Sunday, January 15, 2023

Why I'm afraid of Virginia Woolf: Eugenics and modernist literature

Embed from Getty Images

Stephen Unwin in Byline Times quotes Virginia Woolf's for Sunday 9 January 1915. She and her husband Leonard had been out for a "very good walk" along the Thames towpath from Richmond to Kingston, when they encountered "a long line of imbeciles":

"The first was a very tall man, just queer enough to look at twice, but no more; the second shuffled, and looked aside; and then one realised that everyone in that long line was a miserable, ineffective, shuffling, idiotic creature with no forehead, or no chin, and an imbecile grin, or a wild suspicious stare. It was perfectly horrible. They should certainly be killed."

This is appalling, but not such a shock if you know how widespread support for eugenicist ideas was in the early 20th century.

I have blogged before about Keynes and Beveridge's support for this cause, and John Carey once published a book, The Intellectuals and the Masses, that looked at the repugnant political views of a host of renowned literary figures, including George Bernard Shaw, D.H. Lawrence and W.B. Yeats.

Some of these were Fabian socialists - the Guardian obituary for Paul Johnson reveals that Leonard Woolf was a member of the New Statesman board as late as 1965.

But most were modernist literary figures and we should have learnt by now that there is no necessary connection between an innovative approach to literary forms and liberal politics.

As Edward Mendelson's wrote in his introduction to W.H. Auden: Selected Poems,

Auden was the first poet writing in English who felt at home in the twentieth century. He welcomed into his poetry all the disordered conditions of his time, all its variety of language and event. 
In this, as in almost everything else, he differed from his modernists predecessors such as Yeats, Lawrence, Eliot or Pound, who had turned nostalgically away from a flawed present to some lost illusory Eden where life was unified, hierarchy secure, and the grand style a natural extension of the vernacular.

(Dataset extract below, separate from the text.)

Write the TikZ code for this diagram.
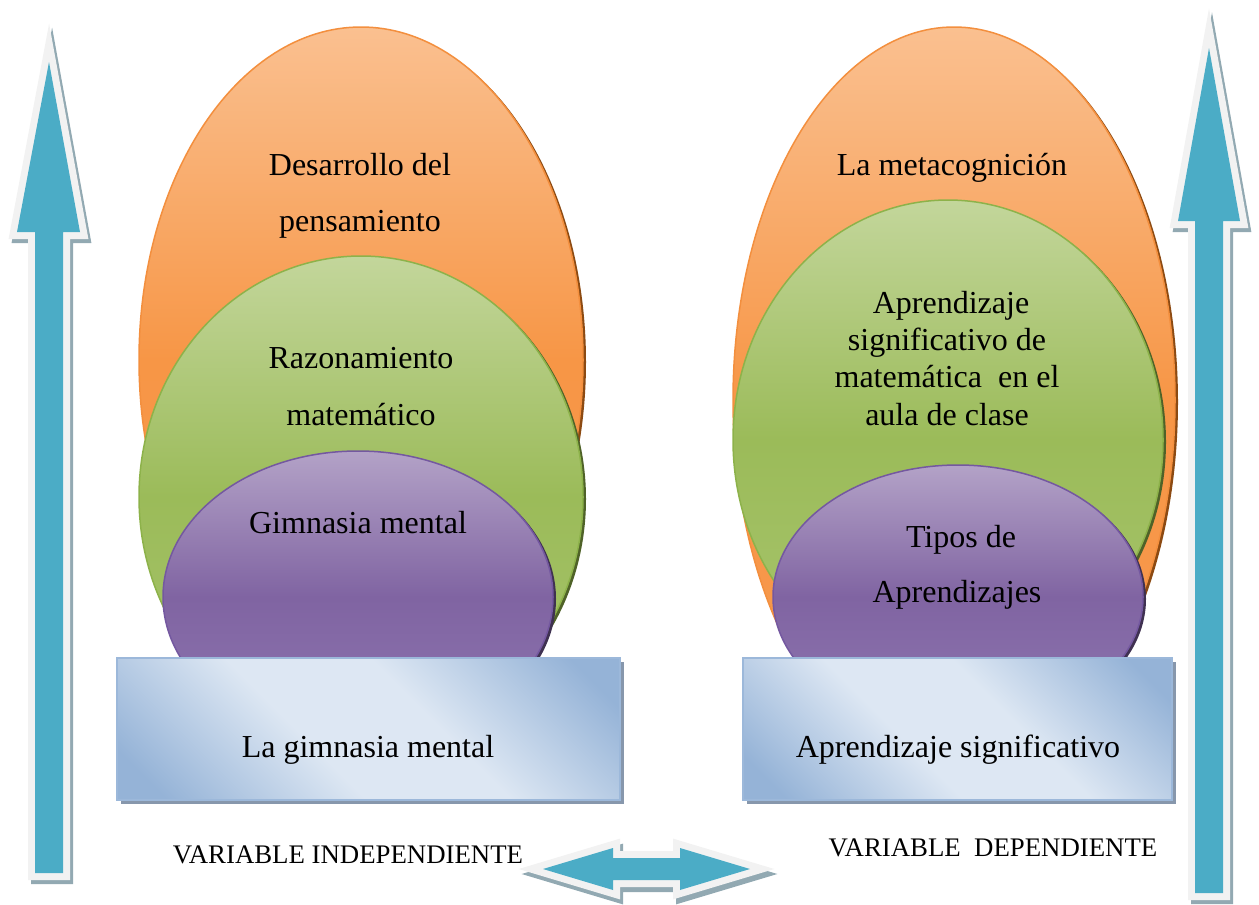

So it should not be such a surprise that the literary figure of this era who was most securely opposed to eugenicist ideas, and saw most clearly where they might lead, was the wacky Catholic apologist G.K. Chesterton.

2 comments:

Frank Little said...

One should not forget H.G.Wells' contribution to the eugenic cause. His "Anticipations" (1901) is said to be one of the books which Hitler read while he was in prison.

[corrected update]

Laurence Cox said...

Also see Adam Rutherford's book "Control" which covers Eugenics past and present and his Radio 4 series "Bad Blood" now on BBC Sounds

https://www.bbc.co.uk/sounds/brand/m001fd39

These days people tend to forget that birth control pioneers like Marie Stopes were also rabid eugenicists.